Task to carry out >> Skip every picture, and extract verbatim the lines from the line containing "Clone this chart in Apache ECharts." to the line containing "var myChart = echarts.init(document.getElementById('chart'))", both lines included.

══ Data supplied ══

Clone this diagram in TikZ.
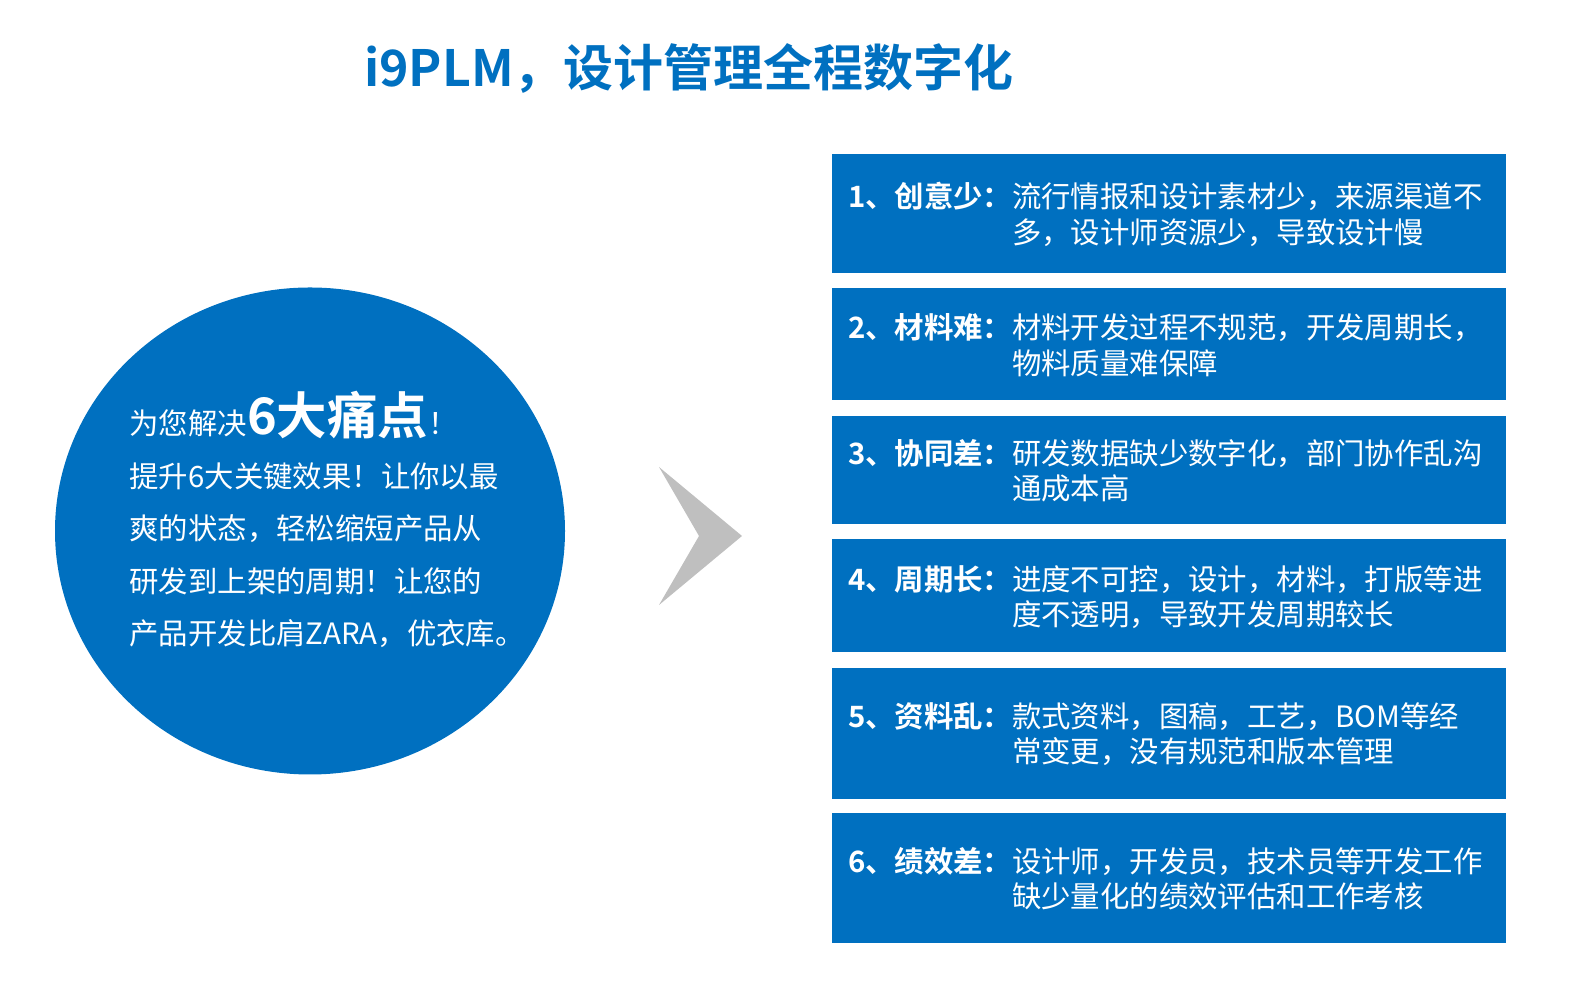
\documentclass[tikz,border=0pt]{standalone}
\usepackage{fontspec}
\setmainfont{Noto Sans CJK SC}[BoldFont={Noto Sans CJK SC Bold}]
\usepackage{tikz}
\usetikzlibrary{positioning,shapes.geometric}
\definecolor{plmblue}{HTML}{0070C0}
\definecolor{arrowgray}{HTML}{BFBFBF}
\newcommand{\painlines}[3]{\begin{tabular}{@{}l@{}l@{}}\rule{0pt}{34.5pt}\makebox[164pt][l]{\bfseries #1} & #2\\ & #3\end{tabular}}

\begin{document}
\begin{tikzpicture}[x=1pt, y=1pt, node distance=15pt,
    painbox/.style={rectangle, fill=plmblue, text=white, text width=642pt, inner xsep=16pt, inner ysep=0pt, align=left, font=\fontsize{29.4pt}{35pt}\selectfont}]
        \useasboundingbox (0,0) rectangle (1569,995);
        \node (title) [font=\fontsize{50pt}{60pt}\selectfont\bfseries, text=plmblue] at (689,927) {i9PLM，设计管理全程数字化};

        \node (pain) [ellipse, fill=plmblue, minimum width=510pt, minimum height=487pt] at (310,464) {};
        \node (painText) [anchor=base west, align=left, text=white, font=\fontsize{29.4pt}{52.5pt}\selectfont] at (126,350) {为您解决{\fontsize{50.4pt}{52.5pt}\selectfont\bfseries 6大痛点}！\\提升6大关键效果！让你以最\\爽的状态，轻松缩短产品从\\研发到上架的周期！让您的\\产品开发比肩ZARA，优衣库。};

        \fill[arrowgray] (659,528) -- (742,459) -- (659,390) -- (699,459) -- cycle;

        \node (p1) [painbox, minimum height=119pt] at (1169,781.5) {\painlines{1、创意少：}{流行情报和设计素材少，来源渠道不}{多，设计师资源少，导致设计慢}};
        \node (p2) [painbox, minimum height=112pt, below=of p1] {\painlines{2、材料难：}{材料开发过程不规范，开发周期长，}{物料质量难保障}};
        \node (p3) [painbox, minimum height=108pt, below=of p2] {\painlines{3、协同差：}{研发数据缺少数字化，部门协作乱沟}{通成本高}};
        \node (p4) [painbox, minimum height=113pt, below=of p3] {\painlines{4、周期长：}{进度不可控，设计，材料，打版等进}{度不透明，导致开发周期较长}};
        \node (p5) [painbox, minimum height=131pt, below=of p4] {\painlines{5、资料乱：}{款式资料，图稿，工艺，BOM等经}{常变更，没有规范和版本管理}};
        \node (p6) [painbox, minimum height=130pt, below=14pt of p5] {\painlines{6、绩效差：}{设计师，开发员，技术员等开发工作}{缺少量化的绩效评估和工作考核}};
    \end{tikzpicture}
\end{document}
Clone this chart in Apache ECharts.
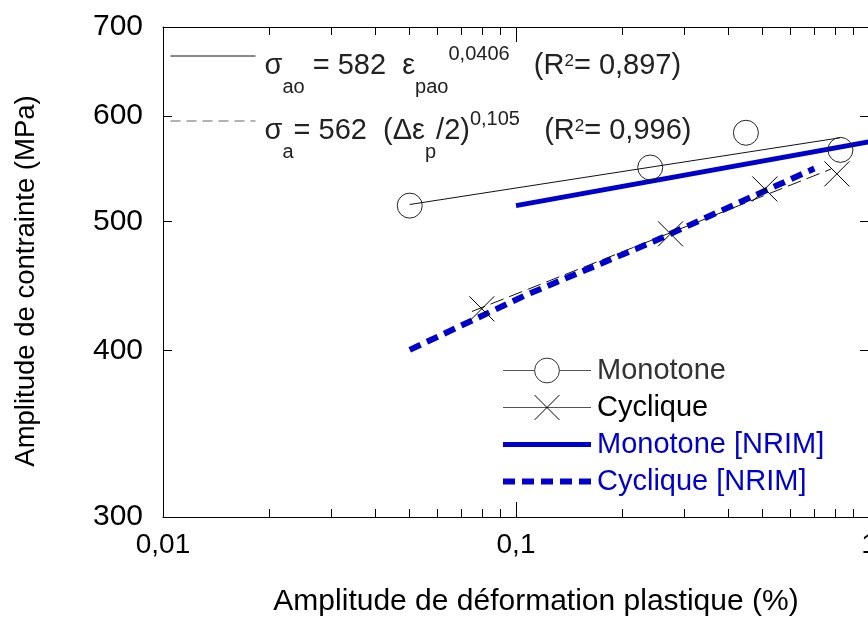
<!DOCTYPE html>
<html>
<head>
<meta charset="utf-8">
<script src="https://cdn.jsdelivr.net/npm/echarts@6/dist/echarts.min.js"></script>
<style>
html, body { margin: 0; padding: 0; background: #fff; }
#chart { width: 868px; height: 619px; }
</style>
</head>
<body>
<div id="chart"></div>
<script>
// values (strain in %, stress in MPa)
const monoStrain = [0.05, 0.24, 0.448, 0.83]
const monoStress = [514, 549, 583, 566]
const cycStrain = [0.08, 0.274, 0.507, 0.811]
const cycStress = [430, 489.5, 529, 543]
const fitMonoStrain = [0.05, 0.83]
const fitMonoStress = [515, 578]
const fitCycStrain = [0.075, 0.78]
const fitCycStress = [428, 547.5]
const nrimMonoStrain = [0.1, 1]
const nrimMonoStress = [514, 574]
const nrimCycStrain = [0.05, 0.107, 0.245, 0.47, 0.7]
const nrimCycStress = [400.5, 440.5, 483, 522.5, 548]
const yTicks = [300, 400, 500, 600, 700]

const blue = '#0000cc'
const font = 'Liberation Sans, Arial, sans-serif'
const pairs = (xs, ys) => xs.map((x, i) => [x, ys[i]])
const crossPath = 'path://M0,0L10,10M10,0L0,10'

var myChart = echarts.init(document.getElementById('chart'))

const fitLabels = {
  fitMono: '{m|σ}{sub|ao}{m| = 582  ε}{sub|pao}{sup|0,0406}{m|   (R}{sq|2}{m|= 0,897)}',
  fitCyc: '{m|σ}{sub|a}{m|= 562  (Δε}{sub|p}{m|/2)}{sup|0,105}{m|   (R}{sq|2}{m|= 0,996)}'
}

const xAxisBase = {
  type: 'log',
  min: 0.01,
  max: 1,
  logBase: 10,
  axisLine: { show: true, lineStyle: { color: '#000', width: 1 } },
  axisTick: { show: true, inside: true, length: 15, lineStyle: { color: '#000' } },
  minorTick: { show: true, splitNumber: 9, length: 8, lineStyle: { color: '#000' } },
  splitLine: { show: false },
  minorSplitLine: { show: false }
}
const yAxisBase = {
  type: 'log',
  min: 300,
  max: 700,
  logBase: 10,
  axisLine: { show: true, lineStyle: { color: '#000', width: 1 } },
  axisTick: { show: true, inside: true, length: 9, customValues: yTicks, lineStyle: { color: '#000' } },
  splitLine: { show: false }
}

myChart.setOption({
  animation: false,
  textStyle: { fontFamily: font },
  grid: { left: 163, top: 27, width: 706, height: 490, containLabel: false, outerBoundsMode: 'none' },
  legend: [
    {
      orient: 'vertical',
      left: 500,
      top: 355,
      padding: 0,
      itemWidth: 88,
      itemHeight: 31,
      itemGap: 6,
      textStyle: { fontSize: 29, lineHeight: 31, fontFamily: font, padding: [0, 0, 0, 1] },
      data: [
        { name: 'Monotone', textStyle: { color: '#333' },
          itemStyle: { color: '#fff', borderColor: '#333', borderWidth: 1, opacity: 1 },
          lineStyle: { color: '#555', width: 1, opacity: 1, type: 'solid' } },
        { name: 'Cyclique', textStyle: { color: '#000' },
          itemStyle: { color: 'rgba(0,0,0,0)', borderColor: '#000', borderWidth: 1, opacity: 1 },
          lineStyle: { color: '#555', width: 1, opacity: 1, type: 'solid' } },
        { name: 'Monotone [NRIM]', textStyle: { color: blue },
          itemStyle: { opacity: 0 },
          lineStyle: { color: blue, width: 5, opacity: 1, type: 'solid' } },
        { name: 'Cyclique [NRIM]', textStyle: { color: blue },
          itemStyle: { opacity: 0 },
          lineStyle: { color: blue, width: 6, opacity: 1, type: [12, 7] } }
      ]
    },
    {
      orient: 'vertical',
      left: 170,
      top: 35,
      padding: 0,
      itemWidth: 85,
      itemHeight: 10,
      itemGap: 3,
      formatter: name => fitLabels[name],
      textStyle: {
        color: '#222',
        fontFamily: font,
        padding: [20, 0, 0, 4],
        rich: {
          m: { fontSize: 29, lineHeight: 62, verticalAlign: 'middle', color: '#222', fontFamily: font },
          sub: { fontSize: 20, lineHeight: 20, verticalAlign: 'bottom', color: '#222', fontFamily: font },
          sup: { fontSize: 20, lineHeight: 20, verticalAlign: 'top', padding: [9, 0, 0, 0], color: '#222', fontFamily: font },
          sq: { fontSize: 17, lineHeight: 17, verticalAlign: 'top', padding: [18, 0, 0, 0], color: '#222', fontFamily: font }
        }
      },
      data: [
        { name: 'fitMono', itemStyle: { opacity: 0 },
          lineStyle: { color: '#111', width: 1, opacity: 1, type: 'solid' } },
        { name: 'fitCyc', itemStyle: { opacity: 0 },
          lineStyle: { color: '#666', width: 1, opacity: 1, type: [10, 6] } }
      ]
    }
  ],
  xAxis: [
    Object.assign({}, xAxisBase, {
      position: 'bottom',
      name: 'Amplitude de déformation plastique (%)',
      nameLocation: 'middle',
      nameGap: 70,
      nameTextStyle: { fontSize: 30, color: '#000', fontFamily: font, padding: [0, 0, 0, 40] },
      axisLabel: {
        show: true, fontSize: 28, color: '#000', margin: 14, fontFamily: font,
        formatter: v => String(v).replace('.', ',')
      }
    }),
    Object.assign({}, xAxisBase, { position: 'top', axisLabel: { show: false } })
  ],
  yAxis: [
    Object.assign({}, yAxisBase, {
      position: 'left',
      name: 'Amplitude de contrainte (MPa)',
      nameLocation: 'middle',
      nameGap: 123,
      nameTextStyle: { fontSize: 27.5, color: '#000', fontFamily: font, padding: [0, 18, 0, 0] },
      axisLabel: { show: true, fontSize: 30, color: '#000', margin: 20, customValues: yTicks, fontFamily: font }
    }),
    Object.assign({}, yAxisBase, { position: 'right', axisLabel: { show: false } })
  ],
  series: [
    {
      name: 'fitMono', type: 'line', symbol: 'none',
      data: pairs(fitMonoStrain, fitMonoStress),
      lineStyle: { color: '#111', width: 1 }, z: 2
    },
    {
      name: 'fitCyc', type: 'line', symbol: 'none',
      data: pairs(fitCycStrain, fitCycStress),
      lineStyle: { color: '#111', width: 1, type: [14, 6] }, z: 2
    },
    {
      name: 'Monotone [NRIM]', type: 'line', symbol: 'none',
      data: pairs(nrimMonoStrain, nrimMonoStress),
      lineStyle: { color: blue, width: 5 }, z: 3
    },
    {
      name: 'Cyclique [NRIM]', type: 'line', symbol: 'none',
      data: pairs(nrimCycStrain, nrimCycStress),
      lineStyle: { color: blue, width: 6, type: [12, 7] }, z: 3
    },
    {
      name: 'Monotone', type: 'line', symbol: 'circle', symbolSize: 25,
      data: pairs(monoStrain, monoStress),
      lineStyle: { opacity: 0 },
      itemStyle: { color: 'rgba(0,0,0,0)', borderColor: '#222', borderWidth: 1 }, z: 4
    },
    {
      name: 'Cyclique', type: 'line', symbol: crossPath, symbolSize: 25,
      data: pairs(cycStrain, cycStress),
      lineStyle: { opacity: 0 },
      itemStyle: { color: 'rgba(0,0,0,0)', borderColor: '#000', borderWidth: 1 }, z: 4
    }
  ]
})
</script>
</body>
</html>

═══

Exercise solution >>
Clone this chart in Apache ECharts.
<!DOCTYPE html>
<html>
<head>
<meta charset="utf-8">
<script src="https://cdn.jsdelivr.net/npm/echarts@6/dist/echarts.min.js"></script>
<style>
html, body { margin: 0; padding: 0; background: #fff; }
#chart { width: 868px; height: 619px; }
</style>
</head>
<body>
<div id="chart"></div>
<script>
// values (strain in %, stress in MPa)
const monoStrain = [0.05, 0.24, 0.448, 0.83]
const monoStress = [514, 549, 583, 566]
const cycStrain = [0.08, 0.274, 0.507, 0.811]
const cycStress = [430, 489.5, 529, 543]
const fitMonoStrain = [0.05, 0.83]
const fitMonoStress = [515, 578]
const fitCycStrain = [0.075, 0.78]
const fitCycStress = [428, 547.5]
const nrimMonoStrain = [0.1, 1]
const nrimMonoStress = [514, 574]
const nrimCycStrain = [0.05, 0.107, 0.245, 0.47, 0.7]
const nrimCycStress = [400.5, 440.5, 483, 522.5, 548]
const yTicks = [300, 400, 500, 600, 700]

const blue = '#0000cc'
const font = 'Liberation Sans, Arial, sans-serif'
const pairs = (xs, ys) => xs.map((x, i) => [x, ys[i]])
const crossPath = 'path://M0,0L10,10M10,0L0,10'

var myChart = echarts.init(document.getElementById('chart'))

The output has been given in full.